Extracted records
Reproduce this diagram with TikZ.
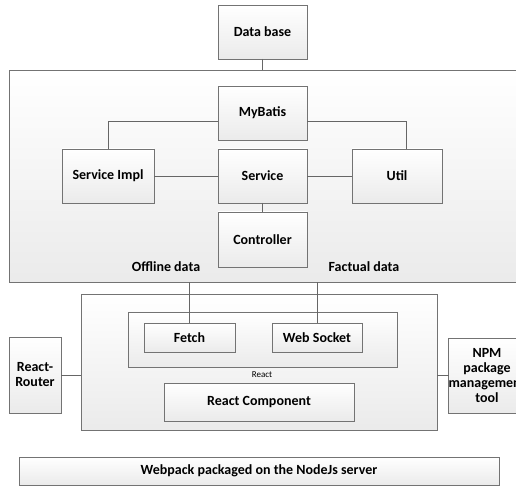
\documentclass[tikz,border=0pt]{standalone}
\usepackage{fontspec}
\setmainfont{Carlito}
\usepackage{tikz}
\usetikzlibrary{shadows,calc,positioning}

\begin{document}
\begin{tikzpicture}[x=1pt,y=-1pt]
	\tikzstyle{every node} = [font=\fontsize{14}{15}\selectfont\bfseries, align=center]
	\tikzstyle{box} = [draw = black!55, line width=0.6pt, inner sep=0pt, outer sep=0pt,
		top color=white, bottom color=black!8,
		drop shadow={opacity=0.25, shadow xshift=1.2pt, shadow yshift=-1.2pt}]
	\tikzstyle{link} = [draw = black!60, line width=0.6pt]
\clip (0,0) rectangle (516,494);
% back end
\node[box, minimum width=89, minimum height=54] (db) at (262.5, 32) {Data base};
\node[box, minimum width=521, minimum height=212] (back) at (269.5, 176) {};
\node[box, minimum width=89, minimum height=54] (mybatis) at (262.5, 113) {MyBatis};
\node[box, minimum width=92, minimum height=54] (impl) at (108, 176) {Service Impl};
\node[box, minimum width=89, minimum height=54] (service) at (262.5, 176) {Service};
\node[box, minimum width=90, minimum height=54] (util) at (397, 176) {Util};
\node[box, minimum width=89, minimum height=55] (ctrl) at (262.5, 239.5) {Controller};
	\node[draw = none]  at (166, 267)  {Offline data};
	\node[draw = none]  at (364, 267)  {Factual data};
% front end
\node[box, minimum width=356, minimum height=136] (react) at (259, 362) {};
\node[box, minimum width=269, minimum height=55] (comm) at (262.5, 339.5) {};
\node[box, minimum width=91, minimum height=29] (fetch) at (189.5, 337.5) {Fetch};
\node[box, minimum width=90, minimum height=29] (ws) at (317, 337.5) {Web Socket};
\node[box, minimum width=190, minimum height=38] (comp) at (259, 402) {React Component};
	\node[draw = none, font=\fontsize{9}{10}\selectfont]  at (262, 375)  {React};
\node[box, minimum width=52, minimum height=76] (router) at (35, 375) {React-\\Router};
\node[box, minimum width=64, minimum height=75] (npm) at (487, 375.5) {NPM\\package\\management\\tool};
\node[box, minimum width=480, minimum height=28] (webpack) at (259, 471) {Webpack packaged on the NodeJs server};

	\path[link] (db) -- (db |- back.north);
	\path[link] ([yshift=-8pt]mybatis.west) -| (impl.north);
	\path[link] ([yshift=-8pt]mybatis.east) -| ([xshift=9pt]util.north);
	\path[link] (impl) -- (service);
	\path[link] (service) -- (util);
	\path[link] (service) -- (ctrl);
	\path[link] (fetch) -- (fetch |- back.south);
	\path[link] (ws) -- (ws |- back.south);
	\path[link] (router.east) -- (router.east -| react.west);
	\path[link] (npm.west) -- (npm.west -| react.east);
\end{tikzpicture}
\end{document}
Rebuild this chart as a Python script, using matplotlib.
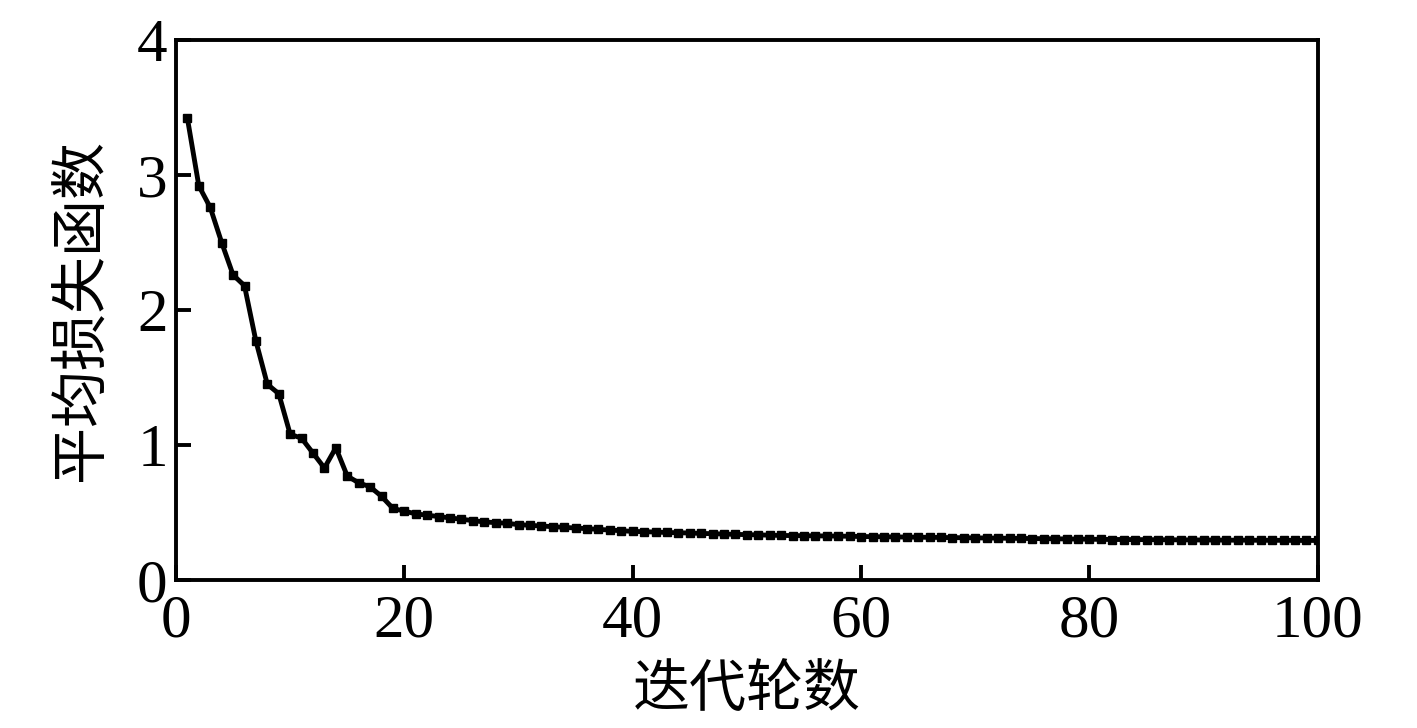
import numpy as np
import matplotlib.pyplot as plt

plt.rcParams['font.family'] = ['Liberation Serif', 'Noto Sans CJK SC']
plt.rcParams['xtick.direction'] = 'in'
plt.rcParams['ytick.direction'] = 'in'

# 迭代轮数 1..100
epochs = list(range(1, 101))

# 平均损失函数
loss_early = [3.42, 2.92, 2.76, 2.50, 2.26, 2.18, 1.77, 1.45, 1.38, 1.08,
              1.05, 0.94, 0.83, 0.98, 0.77, 0.72, 0.69, 0.62, 0.53]
loss_20_40 = [0.51, 0.49, 0.48, 0.47, 0.46, 0.45, 0.44, 0.43, 0.425, 0.42,
              0.41, 0.405, 0.40, 0.395, 0.39, 0.385, 0.38, 0.375, 0.37, 0.365, 0.36]
loss_41_60 = [0.358, 0.355, 0.352, 0.35, 0.348, 0.345, 0.343, 0.34, 0.338, 0.336,
              0.334, 0.332, 0.330, 0.329, 0.328, 0.327, 0.326, 0.325, 0.324, 0.322]
loss_61_80 = [0.321, 0.320, 0.319, 0.318, 0.317, 0.316, 0.315, 0.314, 0.313, 0.312,
              0.311, 0.310, 0.309, 0.308, 0.307, 0.306, 0.305, 0.304, 0.303, 0.302]
loss_81_100 = [0.301, 0.300, 0.300, 0.299, 0.299, 0.298, 0.298, 0.297, 0.297, 0.296,
               0.296, 0.295, 0.295, 0.295, 0.294, 0.294, 0.294, 0.293, 0.293, 0.293]
loss = loss_early + loss_20_40 + loss_41_60 + loss_61_80 + loss_81_100

xticks = [0, 20, 40, 60, 80, 100]
yticks = [0, 1, 2, 3, 4]

fig = plt.figure(figsize=(14.17, 7.28), dpi=100)
ax = fig.add_axes([0.1242, 0.2033, 0.8058, 0.7417])

ax.plot(epochs, loss, color='black', lw=3.5, marker='s', markersize=5.5)

ax.set_xlim(0, 100)
ax.set_ylim(0, 4)
ax.set_xticks(xticks)
ax.set_yticks(yticks)
ax.tick_params(labelsize=44, length=11, width=2.8, top=False, right=False)
ax.tick_params(axis='x', pad=10)
ax.tick_params(axis='y', pad=6)
for s in ax.spines.values():
    s.set_linewidth(2.8)

ax.set_xlabel('迭代轮数', fontsize=41, family=['Noto Sans CJK SC'], labelpad=8)
ax.set_ylabel('平均损失函数', fontsize=41, family=['Noto Sans CJK SC'], labelpad=20)

fig.savefig('out.png', dpi=100)
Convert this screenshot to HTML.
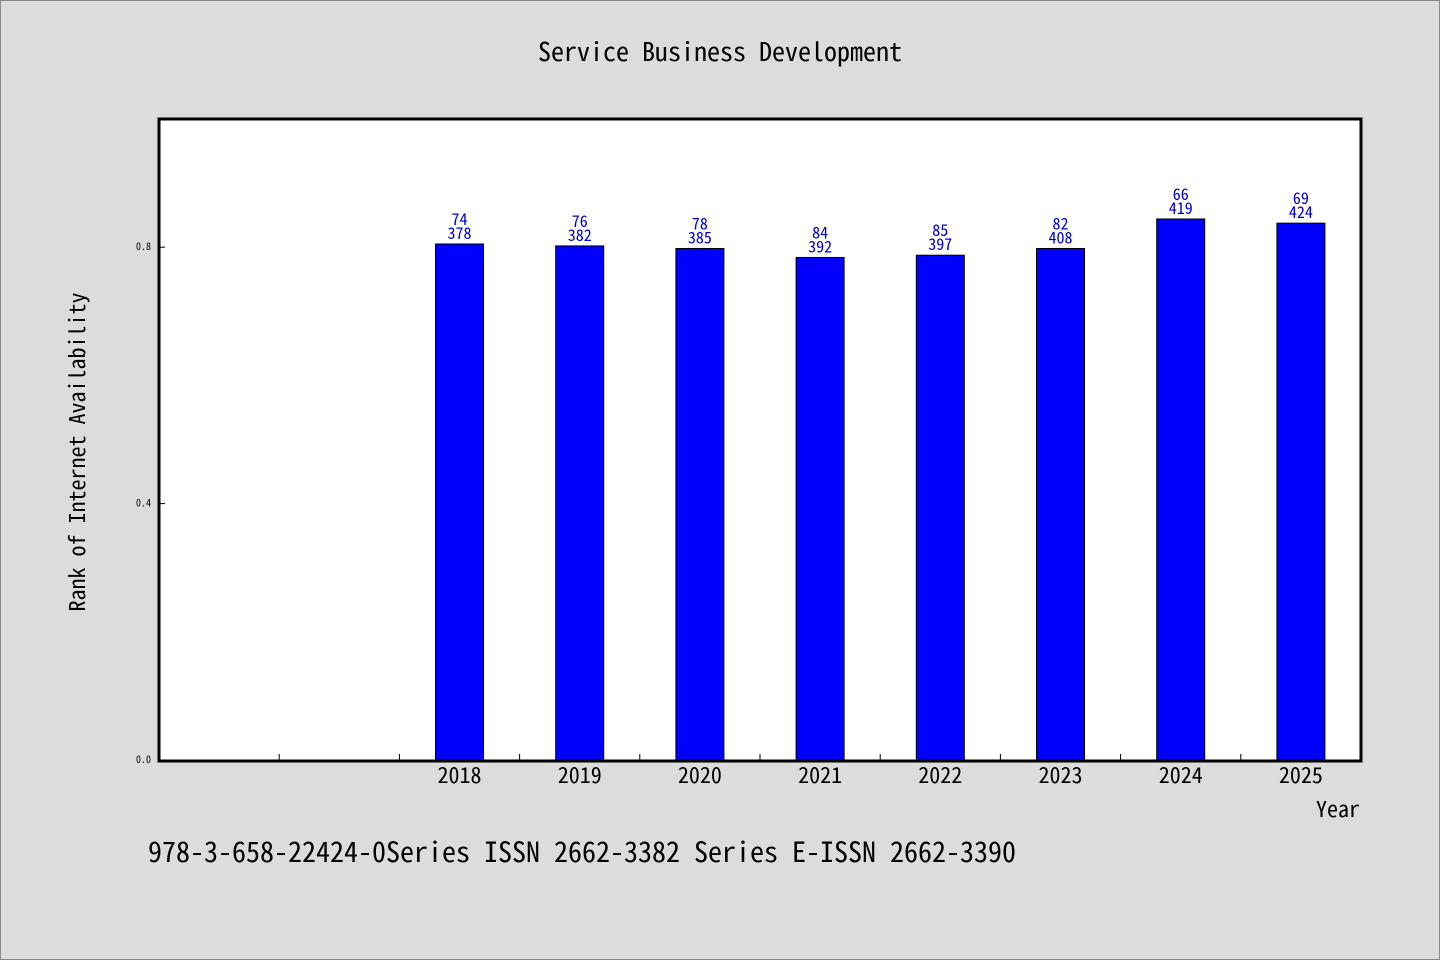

> **What to produce**:
Exactly the lines starting at the line containing "Rebuild this chart" and ending at the line containing "epochs = list(range(1, 101))" should be transcribed, both included; omit the pictures.

> **The response**:
Rebuild this chart as a Python script, using matplotlib.
import numpy as np
import matplotlib.pyplot as plt

plt.rcParams['font.family'] = ['Liberation Serif', 'Noto Sans CJK SC']
plt.rcParams['xtick.direction'] = 'in'
plt.rcParams['ytick.direction'] = 'in'

# 迭代轮数 1..100
epochs = list(range(1, 101))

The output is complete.